**Given information:**
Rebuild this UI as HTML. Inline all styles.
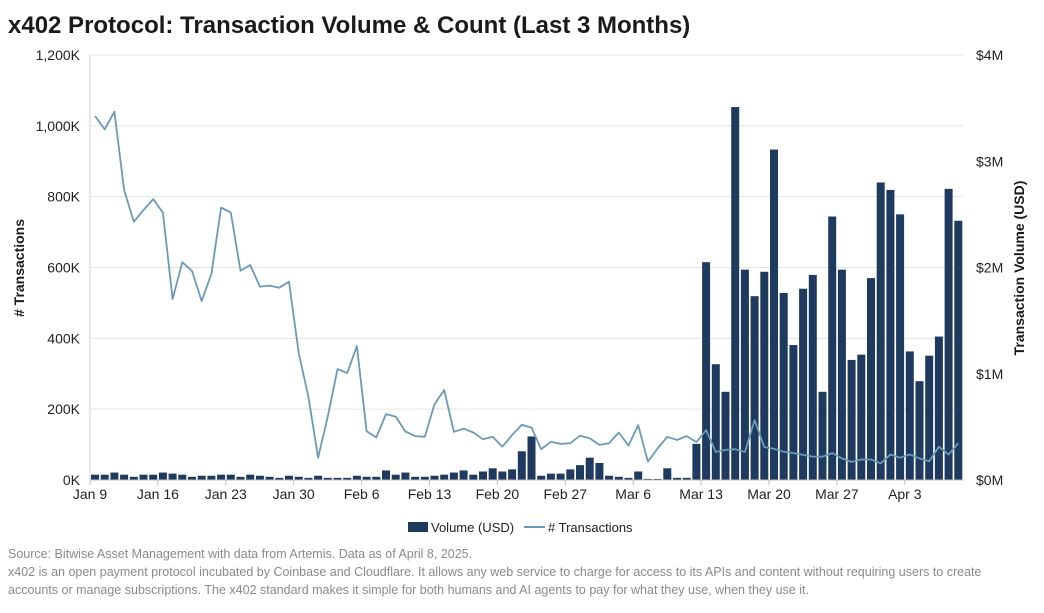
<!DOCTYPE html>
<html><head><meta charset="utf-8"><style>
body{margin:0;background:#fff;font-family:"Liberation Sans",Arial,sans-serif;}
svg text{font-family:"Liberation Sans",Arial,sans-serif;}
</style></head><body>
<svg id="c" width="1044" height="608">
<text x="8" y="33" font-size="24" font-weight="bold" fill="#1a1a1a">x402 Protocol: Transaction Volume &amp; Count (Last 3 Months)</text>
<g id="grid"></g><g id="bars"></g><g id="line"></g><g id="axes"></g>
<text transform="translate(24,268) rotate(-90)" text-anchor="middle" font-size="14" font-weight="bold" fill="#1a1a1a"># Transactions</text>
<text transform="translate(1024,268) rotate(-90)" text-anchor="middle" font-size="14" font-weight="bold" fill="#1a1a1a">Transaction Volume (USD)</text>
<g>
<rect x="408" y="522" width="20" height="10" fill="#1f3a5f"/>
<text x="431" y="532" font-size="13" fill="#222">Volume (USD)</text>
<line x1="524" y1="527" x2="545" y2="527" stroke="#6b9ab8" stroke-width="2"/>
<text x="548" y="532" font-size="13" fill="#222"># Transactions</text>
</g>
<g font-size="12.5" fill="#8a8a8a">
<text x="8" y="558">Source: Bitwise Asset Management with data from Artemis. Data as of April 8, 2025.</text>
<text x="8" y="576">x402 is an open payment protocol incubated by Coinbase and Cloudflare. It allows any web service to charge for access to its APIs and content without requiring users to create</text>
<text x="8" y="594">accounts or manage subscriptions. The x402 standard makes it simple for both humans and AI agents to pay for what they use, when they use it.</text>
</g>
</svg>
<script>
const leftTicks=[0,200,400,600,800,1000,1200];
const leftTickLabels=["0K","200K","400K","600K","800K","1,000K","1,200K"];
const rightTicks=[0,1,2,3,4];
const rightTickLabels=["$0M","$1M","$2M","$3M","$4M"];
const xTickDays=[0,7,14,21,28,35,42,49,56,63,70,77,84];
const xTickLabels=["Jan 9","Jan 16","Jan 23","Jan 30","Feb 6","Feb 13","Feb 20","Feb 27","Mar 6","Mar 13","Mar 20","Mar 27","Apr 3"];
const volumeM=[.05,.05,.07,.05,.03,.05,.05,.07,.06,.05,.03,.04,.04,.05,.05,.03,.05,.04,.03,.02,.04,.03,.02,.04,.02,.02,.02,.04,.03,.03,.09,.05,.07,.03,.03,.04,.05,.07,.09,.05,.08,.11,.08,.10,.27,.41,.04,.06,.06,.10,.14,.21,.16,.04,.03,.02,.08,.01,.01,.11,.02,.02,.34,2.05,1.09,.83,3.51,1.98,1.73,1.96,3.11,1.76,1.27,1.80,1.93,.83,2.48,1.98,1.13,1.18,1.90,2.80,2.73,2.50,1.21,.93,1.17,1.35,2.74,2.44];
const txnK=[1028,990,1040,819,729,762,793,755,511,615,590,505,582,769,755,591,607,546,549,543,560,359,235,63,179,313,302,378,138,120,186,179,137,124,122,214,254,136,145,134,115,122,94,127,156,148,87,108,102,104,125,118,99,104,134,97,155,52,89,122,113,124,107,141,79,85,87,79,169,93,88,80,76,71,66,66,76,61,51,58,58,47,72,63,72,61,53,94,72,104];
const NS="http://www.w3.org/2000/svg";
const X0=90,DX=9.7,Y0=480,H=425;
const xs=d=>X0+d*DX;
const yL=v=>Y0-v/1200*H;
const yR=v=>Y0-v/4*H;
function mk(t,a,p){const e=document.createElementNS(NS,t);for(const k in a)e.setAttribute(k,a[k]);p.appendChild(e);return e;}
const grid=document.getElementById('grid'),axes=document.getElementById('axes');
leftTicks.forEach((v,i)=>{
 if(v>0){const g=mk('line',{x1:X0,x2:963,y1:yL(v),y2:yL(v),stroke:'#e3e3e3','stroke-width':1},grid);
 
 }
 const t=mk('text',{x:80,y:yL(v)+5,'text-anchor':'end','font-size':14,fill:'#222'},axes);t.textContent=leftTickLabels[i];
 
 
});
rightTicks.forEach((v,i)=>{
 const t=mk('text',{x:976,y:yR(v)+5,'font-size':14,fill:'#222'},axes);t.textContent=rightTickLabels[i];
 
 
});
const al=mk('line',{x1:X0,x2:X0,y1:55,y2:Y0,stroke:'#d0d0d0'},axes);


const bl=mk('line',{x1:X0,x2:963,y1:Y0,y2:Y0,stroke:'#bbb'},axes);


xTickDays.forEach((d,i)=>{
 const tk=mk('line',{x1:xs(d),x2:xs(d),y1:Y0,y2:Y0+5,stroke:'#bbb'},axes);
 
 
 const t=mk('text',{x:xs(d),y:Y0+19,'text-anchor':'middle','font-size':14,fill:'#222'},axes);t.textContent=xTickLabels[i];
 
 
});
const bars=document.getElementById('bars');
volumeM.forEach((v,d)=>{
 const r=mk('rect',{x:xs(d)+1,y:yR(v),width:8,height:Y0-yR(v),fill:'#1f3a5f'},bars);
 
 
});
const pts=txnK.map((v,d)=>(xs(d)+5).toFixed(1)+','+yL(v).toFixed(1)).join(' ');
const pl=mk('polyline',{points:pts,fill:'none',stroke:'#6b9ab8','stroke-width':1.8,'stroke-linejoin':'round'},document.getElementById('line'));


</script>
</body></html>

**Goal:** All of the material above is to be copied exactly, except for its images.

**Exercise solution:**
Rebuild this UI as HTML. Inline all styles.
<!DOCTYPE html>
<html><head><meta charset="utf-8"><style>
body{margin:0;background:#fff;font-family:"Liberation Sans",Arial,sans-serif;}
svg text{font-family:"Liberation Sans",Arial,sans-serif;}
</style></head><body>
<svg id="c" width="1044" height="608">
<text x="8" y="33" font-size="24" font-weight="bold" fill="#1a1a1a">x402 Protocol: Transaction Volume &amp; Count (Last 3 Months)</text>
<g id="grid"></g><g id="bars"></g><g id="line"></g><g id="axes"></g>
<text transform="translate(24,268) rotate(-90)" text-anchor="middle" font-size="14" font-weight="bold" fill="#1a1a1a"># Transactions</text>
<text transform="translate(1024,268) rotate(-90)" text-anchor="middle" font-size="14" font-weight="bold" fill="#1a1a1a">Transaction Volume (USD)</text>
<g>
<rect x="408" y="522" width="20" height="10" fill="#1f3a5f"/>
<text x="431" y="532" font-size="13" fill="#222">Volume (USD)</text>
<line x1="524" y1="527" x2="545" y2="527" stroke="#6b9ab8" stroke-width="2"/>
<text x="548" y="532" font-size="13" fill="#222"># Transactions</text>
</g>
<g font-size="12.5" fill="#8a8a8a">
<text x="8" y="558">Source: Bitwise Asset Management with data from Artemis. Data as of April 8, 2025.</text>
<text x="8" y="576">x402 is an open payment protocol incubated by Coinbase and Cloudflare. It allows any web service to charge for access to its APIs and content without requiring users to create</text>
<text x="8" y="594">accounts or manage subscriptions. The x402 standard makes it simple for both humans and AI agents to pay for what they use, when they use it.</text>
</g>
</svg>
<script>
const leftTicks=[0,200,400,600,800,1000,1200];
const leftTickLabels=["0K","200K","400K","600K","800K","1,000K","1,200K"];
const rightTicks=[0,1,2,3,4];
const rightTickLabels=["$0M","$1M","$2M","$3M","$4M"];
const xTickDays=[0,7,14,21,28,35,42,49,56,63,70,77,84];
const xTickLabels=["Jan 9","Jan 16","Jan 23","Jan 30","Feb 6","Feb 13","Feb 20","Feb 27","Mar 6","Mar 13","Mar 20","Mar 27","Apr 3"];
const volumeM=[.05,.05,.07,.05,.03,.05,.05,.07,.06,.05,.03,.04,.04,.05,.05,.03,.05,.04,.03,.02,.04,.03,.02,.04,.02,.02,.02,.04,.03,.03,.09,.05,.07,.03,.03,.04,.05,.07,.09,.05,.08,.11,.08,.10,.27,.41,.04,.06,.06,.10,.14,.21,.16,.04,.03,.02,.08,.01,.01,.11,.02,.02,.34,2.05,1.09,.83,3.51,1.98,1.73,1.96,3.11,1.76,1.27,1.80,1.93,.83,2.48,1.98,1.13,1.18,1.90,2.80,2.73,2.50,1.21,.93,1.17,1.35,2.74,2.44];
const txnK=[1028,990,1040,819,729,762,793,755,511,615,590,505,582,769,755,591,607,546,549,543,560,359,235,63,179,313,302,378,138,120,186,179,137,124,122,214,254,136,145,134,115,122,94,127,156,148,87,108,102,104,125,118,99,104,134,97,155,52,89,122,113,124,107,141,79,85,87,79,169,93,88,80,76,71,66,66,76,61,51,58,58,47,72,63,72,61,53,94,72,104];
const NS="http://www.w3.org/2000/svg";
const X0=90,DX=9.7,Y0=480,H=425;
const xs=d=>X0+d*DX;
const yL=v=>Y0-v/1200*H;
const yR=v=>Y0-v/4*H;
function mk(t,a,p){const e=document.createElementNS(NS,t);for(const k in a)e.setAttribute(k,a[k]);p.appendChild(e);return e;}
const grid=document.getElementById('grid'),axes=document.getElementById('axes');
leftTicks.forEach((v,i)=>{
 if(v>0){const g=mk('line',{x1:X0,x2:963,y1:yL(v),y2:yL(v),stroke:'#e3e3e3','stroke-width':1},grid);
 
 }
 const t=mk('text',{x:80,y:yL(v)+5,'text-anchor':'end','font-size':14,fill:'#222'},axes);t.textContent=leftTickLabels[i];
 
 
});
rightTicks.forEach((v,i)=>{
 const t=mk('text',{x:976,y:yR(v)+5,'font-size':14,fill:'#222'},axes);t.textContent=rightTickLabels[i];
 
 
});
const al=mk('line',{x1:X0,x2:X0,y1:55,y2:Y0,stroke:'#d0d0d0'},axes);


const bl=mk('line',{x1:X0,x2:963,y1:Y0,y2:Y0,stroke:'#bbb'},axes);


xTickDays.forEach((d,i)=>{
 const tk=mk('line',{x1:xs(d),x2:xs(d),y1:Y0,y2:Y0+5,stroke:'#bbb'},axes);
 
 
 const t=mk('text',{x:xs(d),y:Y0+19,'text-anchor':'middle','font-size':14,fill:'#222'},axes);t.textContent=xTickLabels[i];
 
 
});
const bars=document.getElementById('bars');
volumeM.forEach((v,d)=>{
 const r=mk('rect',{x:xs(d)+1,y:yR(v),width:8,height:Y0-yR(v),fill:'#1f3a5f'},bars);
 
 
});
const pts=txnK.map((v,d)=>(xs(d)+5).toFixed(1)+','+yL(v).toFixed(1)).join(' ');
const pl=mk('polyline',{points:pts,fill:'none',stroke:'#6b9ab8','stroke-width':1.8,'stroke-linejoin':'round'},document.getElementById('line'));


</script>
</body></html>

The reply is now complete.